Andrea Campbell won the Revere vote for Attorney General over opponent James McMahon with 57% of the votes, 6,392 to 4,244. Longtime Secretary of State William Galvin will continue his role with 6,821 votes to Republican challenger Rayla Campbell’s 3,434 votes. Deborah Goldberg earned 62% of the vote for State Treasurer, 6,923, to Libertarian candidate Cristina Crawford’s 2,331 votes. In the State Auditor’s race, Diana DiZoglio received 48% of the vote in Revere, 5,361, to Republican Anthony Amore’s 4,229 votes. U.S. Rep. Katherine Clark won with 58%, earning 6,486 votes over Republican Caroline Colarusso’s 4,119 votes.
Candidates without an opponent: Governor’s Councillor Terrence Kennedy, 7,348 votes; District Attorney Kevin Hayden, 7132 votes; Suffolk County Sheriff Steven Tompkins, 7,183 votes; and Representatives of the 16th Suffolk District Jessica Ann Giannino, 4,453 votes; and 19th Suffolk District, Jeffrey Rosario Turco won with 3,248 votes. State Senator Lydia Edwards, also unopposed, tallied 7,231 votes.

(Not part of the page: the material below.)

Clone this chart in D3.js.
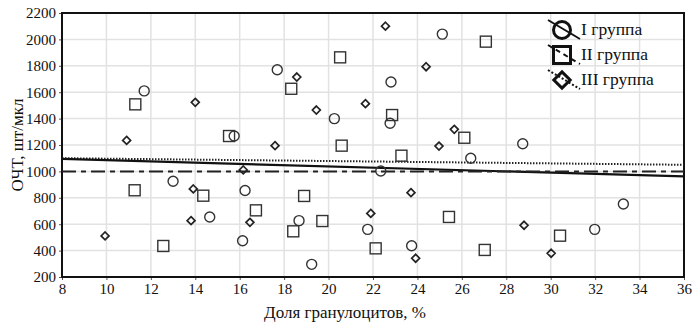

Massachusetts had four questions posed on this year’s midterm ballot.
Question 1, known as the Fair Share Amendment, proposed an additional 4% state income tax on any additional income an individual makes over $1 million. According to the unofficial results, 48% of Revere citizens voted yes to adding the additional tax, 5,424 votes.
Question 2 asked voters to consider the current lack of regulation of dental insurance. A yes vote for Question 2 meant voting in favor of stricter regulation. Sixty-three percent of Revere citizens voted yes on this question, 7,024.
Question 3 addressed a long-standing issue for the state of Massachusetts: the regulation of liquor licenses and the sale of alcoholic beverages. A yes vote for this question would reduce the maximum number of liquor licenses that a retailer could own. The unofficial results show a current 58% of Revere residents are not in favor of this proposed law, with 6,508 votes against.
Lastly, Question 4 asked voters if they want to uphold the new state law which allows driver’s licenses to be granted to any resident, regardless of legal status. Currently, 48% of Revere residents have voted yes to upholding this law by a slim margin of 5,358 to 5,291 votes.
Mail-ins and other forms of ballots remain to be counted but the unofficial results provide a clear indication of how the city of Revere voted in the 2022 midterm election.